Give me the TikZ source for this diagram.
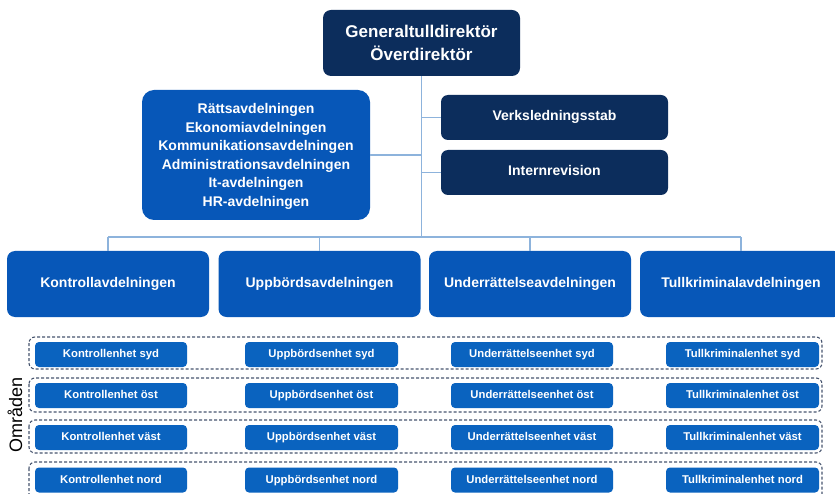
\documentclass[tikz,border=0pt]{standalone}
\usepackage{fontspec}
\setmainfont{Liberation Sans}
\definecolor{navy}{HTML}{0C2D5C}
\definecolor{divblue}{HTML}{0757B8}
\definecolor{unitblue}{HTML}{0A63BF}
\definecolor{connc}{HTML}{8DB3DC}
\definecolor{dashc}{HTML}{48556F}
\begin{document}
\begin{tikzpicture}[x=1pt,y=-1pt,
  box/.style={fill=#1,draw=none,text=white,inner sep=0pt,align=center,font=\bfseries\fontsize{14}{18.6}\selectfont},
  oneline/.style={text height=0.72em,text depth=0.05em},
  topbox/.style={box=navy,rounded corners=8pt,minimum width=197pt,minimum height=66pt,font=\bfseries\fontsize{17}{23}\selectfont},
  staffbox/.style={box=divblue,rounded corners=12pt,minimum width=228pt,minimum height=130pt,text depth=0pt},
  stabbox/.style={box=navy,oneline,rounded corners=7pt,minimum width=227pt,minimum height=45pt},
  divbox/.style={box=divblue,oneline,rounded corners=8pt,minimum width=202pt,minimum height=66pt},
  unitbox/.style={box=unitblue,oneline,rounded corners=4pt,minimum height=25pt,font=\bfseries\fontsize{11.3}{13}\selectfont},
  rowbox/.style={draw=dashc,line width=1.1pt,dash pattern=on 3pt off 2pt,rounded corners=6pt},
  conn/.style={draw=connc,line width=1.2pt}]
\useasboundingbox[fill=white] (0,0) rectangle (835,494);

\node[topbox] (top) at (421.5,43) {Generaltulldirektör\\Överdirektör};
\node[staffbox] (staff) at (256,155) {Rättsavdelningen\\Ekonomiavdelningen\\Kommunikationsavdelningen\\Administrationsavdelningen\\It-avdelningen\\HR-avdelningen};
\node[stabbox] (verks) at (554.5,117.5) {Verksledningsstab};
\node[stabbox] (intern) at (554.5,172.5) {Internrevision};

\node[divbox] (d1) at (108,284) {Kontrollavdelningen};
\node[divbox] (d2) at (319.5,284) {Uppbördsavdelningen};
\node[divbox] (d3) at (530,284) {Underrättelseavdelningen};
\node[divbox] (d4) at (741,284) {Tullkriminalavdelningen};

\coordinate (busL) at (108,237);
\coordinate (busR) at (741,237);
\draw[conn] (top.south) -- (top.south |- busL);
\draw[conn] (busL) -- (busR);
\foreach \n in {d1,d2,d3,d4} \draw[conn] (\n.north) -- (\n.north |- busL);
\draw[conn] (staff.east) -- (staff.east -| top.south);
\draw[conn] (verks.west) -- (verks.west -| top.south);
\draw[conn] (intern.west) -- (intern.west -| top.south);

% region rows
\draw[rowbox] (29,337) rectangle (822,369);
\draw[rowbox] (29,378) rectangle (822,412);
\draw[rowbox] (29,420) rectangle (822,453);
\draw[rowbox] (29,462) rectangle (822,505);

\foreach \y/\r/\s in {354.5/1/syd,395.5/2/öst,437.5/3/väst,480/4/nord}{
  \node[unitbox,minimum width=152pt] (k\r) at (111,\y) {Kontrollenhet \s};
  \node[unitbox,minimum width=153pt] (u\r) at (321.5,\y) {Uppbördsenhet \s};
  \node[unitbox,minimum width=162pt] (r\r) at (532,\y) {Underrättelseenhet \s};
  \node[unitbox,minimum width=153pt] (t\r) at (742.5,\y) {Tullkriminalenhet \s};
}

\node[rotate=90,font=\fontsize{18}{20}\selectfont,inner sep=0pt] (omr) at (15,415) {Områden};
\end{tikzpicture}
\end{document}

********************

Requirement |
The data should be printed again unchanged; leave its pictures out.

Written answer |
Give me the TikZ source for this diagram.
\documentclass[tikz,border=0pt]{standalone}
\usepackage{fontspec}
\setmainfont{Liberation Sans}
\definecolor{navy}{HTML}{0C2D5C}
\definecolor{divblue}{HTML}{0757B8}
\definecolor{unitblue}{HTML}{0A63BF}
\definecolor{connc}{HTML}{8DB3DC}
\definecolor{dashc}{HTML}{48556F}
\begin{document}
\begin{tikzpicture}[x=1pt,y=-1pt,
  box/.style={fill=#1,draw=none,text=white,inner sep=0pt,align=center,font=\bfseries\fontsize{14}{18.6}\selectfont},
  oneline/.style={text height=0.72em,text depth=0.05em},
  topbox/.style={box=navy,rounded corners=8pt,minimum width=197pt,minimum height=66pt,font=\bfseries\fontsize{17}{23}\selectfont},
  staffbox/.style={box=divblue,rounded corners=12pt,minimum width=228pt,minimum height=130pt,text depth=0pt},
  stabbox/.style={box=navy,oneline,rounded corners=7pt,minimum width=227pt,minimum height=45pt},
  divbox/.style={box=divblue,oneline,rounded corners=8pt,minimum width=202pt,minimum height=66pt},
  unitbox/.style={box=unitblue,oneline,rounded corners=4pt,minimum height=25pt,font=\bfseries\fontsize{11.3}{13}\selectfont},
  rowbox/.style={draw=dashc,line width=1.1pt,dash pattern=on 3pt off 2pt,rounded corners=6pt},
  conn/.style={draw=connc,line width=1.2pt}]
\useasboundingbox[fill=white] (0,0) rectangle (835,494);

\node[topbox] (top) at (421.5,43) {Generaltulldirektör\\Överdirektör};
\node[staffbox] (staff) at (256,155) {Rättsavdelningen\\Ekonomiavdelningen\\Kommunikationsavdelningen\\Administrationsavdelningen\\It-avdelningen\\HR-avdelningen};
\node[stabbox] (verks) at (554.5,117.5) {Verksledningsstab};
\node[stabbox] (intern) at (554.5,172.5) {Internrevision};

\node[divbox] (d1) at (108,284) {Kontrollavdelningen};
\node[divbox] (d2) at (319.5,284) {Uppbördsavdelningen};
\node[divbox] (d3) at (530,284) {Underrättelseavdelningen};
\node[divbox] (d4) at (741,284) {Tullkriminalavdelningen};

\coordinate (busL) at (108,237);
\coordinate (busR) at (741,237);
\draw[conn] (top.south) -- (top.south |- busL);
\draw[conn] (busL) -- (busR);
\foreach \n in {d1,d2,d3,d4} \draw[conn] (\n.north) -- (\n.north |- busL);
\draw[conn] (staff.east) -- (staff.east -| top.south);
\draw[conn] (verks.west) -- (verks.west -| top.south);
\draw[conn] (intern.west) -- (intern.west -| top.south);

% region rows
\draw[rowbox] (29,337) rectangle (822,369);
\draw[rowbox] (29,378) rectangle (822,412);
\draw[rowbox] (29,420) rectangle (822,453);
\draw[rowbox] (29,462) rectangle (822,505);

\foreach \y/\r/\s in {354.5/1/syd,395.5/2/öst,437.5/3/väst,480/4/nord}{
  \node[unitbox,minimum width=152pt] (k\r) at (111,\y) {Kontrollenhet \s};
  \node[unitbox,minimum width=153pt] (u\r) at (321.5,\y) {Uppbördsenhet \s};
  \node[unitbox,minimum width=162pt] (r\r) at (532,\y) {Underrättelseenhet \s};
  \node[unitbox,minimum width=153pt] (t\r) at (742.5,\y) {Tullkriminalenhet \s};
}

\node[rotate=90,font=\fontsize{18}{20}\selectfont,inner sep=0pt] (omr) at (15,415) {Områden};
\end{tikzpicture}
\end{document}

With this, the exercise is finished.